No quarto domingo do Advento, o Evangelho de Mateus (1,18–24) nos convida a contemplar o nascimento de Jesus a partir de um lugar pouco iluminado pela história oficial: o conflito, a vergonha social, o medo e a decisão silenciosa de José. É nesse terreno concreto, marcado por tensões reais da vida, que Deus escolhe entrar no mundo.
Maria aparece grávida fora das normas patriarcais, antes de viver com José. O texto não romantiza a situação. Pelo contrário: expõe o risco. Uma mulher pobre, em um contexto de forte controle moral e religioso, podia ser descartada, expulsa, violentada. A encarnação acontece, portanto, sob ameaça. Deus não nasce protegido pelas estruturas de poder, mas vulnerável, no corpo e na história de uma mulher que não controla seu destino social.
José, chamado de “justo”, representa uma justiça que vai além da letra fria da lei. Ele poderia denunciar Maria, preservar sua honra, manter-se irrepreensível diante da comunidade. Mas decide não fazê-lo. Sua justiça é a da misericórdia, não a da punição. Aqui, Mateus já anuncia um tema central do Evangelho: Deus não se revela na rigidez moral que exclui, mas na compaixão que protege a vida, mesmo quando isso custa reputação, segurança e certezas.

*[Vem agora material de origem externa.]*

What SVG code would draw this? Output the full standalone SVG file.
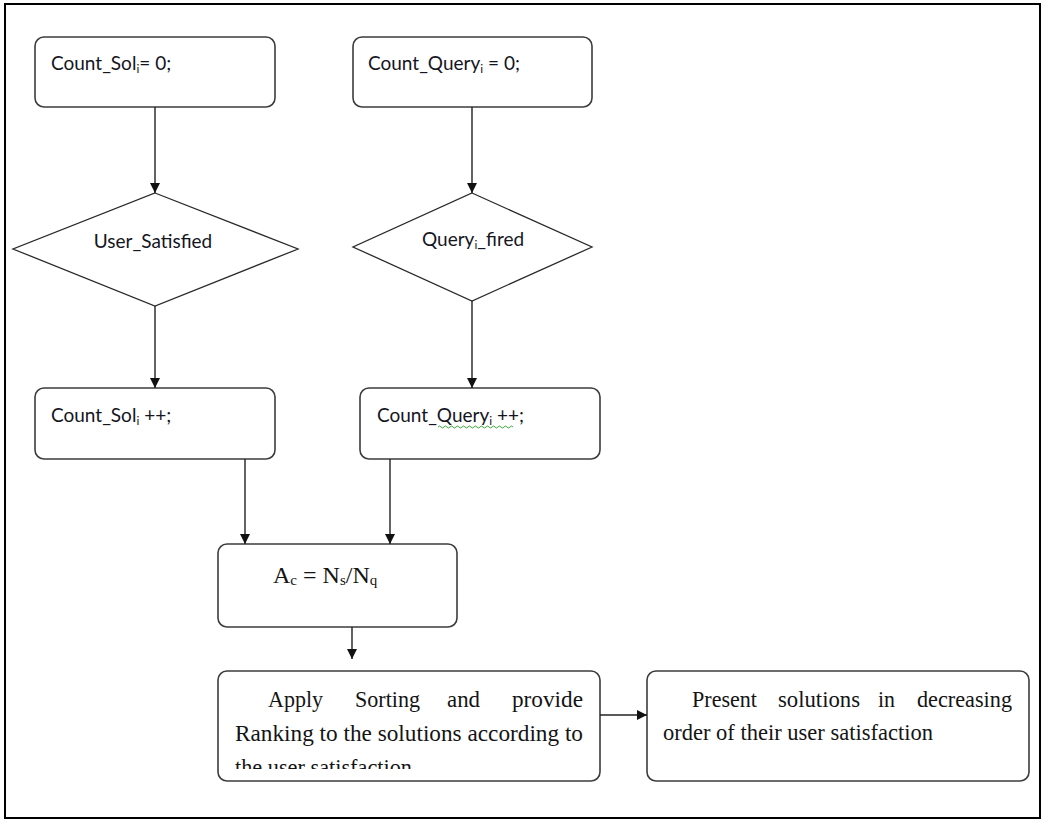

O sonho de José não é fuga da realidade, mas revelação no meio dela. Deus fala quando a lei já não basta, quando o caminho correto não é o mais humano. Aceitar Maria e a criança é um ato político no sentido mais profundo: é escolher a vida ameaçada contra a lógica da exclusão. José assume uma paternidade que não nasce do sangue, mas da responsabilidade. Ele rompe com o modelo patriarcal de posse e controle e se coloca a serviço de um projeto maior que ele.
O nome da criança é Emmanuel, “Deus conosco”. Não “Deus acima”, nem “Deus distante”, mas Deus que entra na história concreta dos pobres, das mulheres vulnerabilizadas, dos trabalhadores invisíveis. O Advento, à luz da Teologia da Libertação, nos lembra que Deus continua nascendo onde há risco, conflito e esperança teimosa. Ele não chega para manter a ordem injusta, mas para subvertê-la desde dentro.
Celebrar esse Evangelho hoje é perguntar: de que lado estamos quando a vida é colocada em suspeita? Que tipo de justiça praticamos: a que protege privilégios ou a que assume riscos em favor dos pequenos? O quarto domingo do Advento nos chama a sonhar como José, não para escapar do mundo, mas para transformá-lo, acolhendo o Deus que insiste em nascer nas margens da história.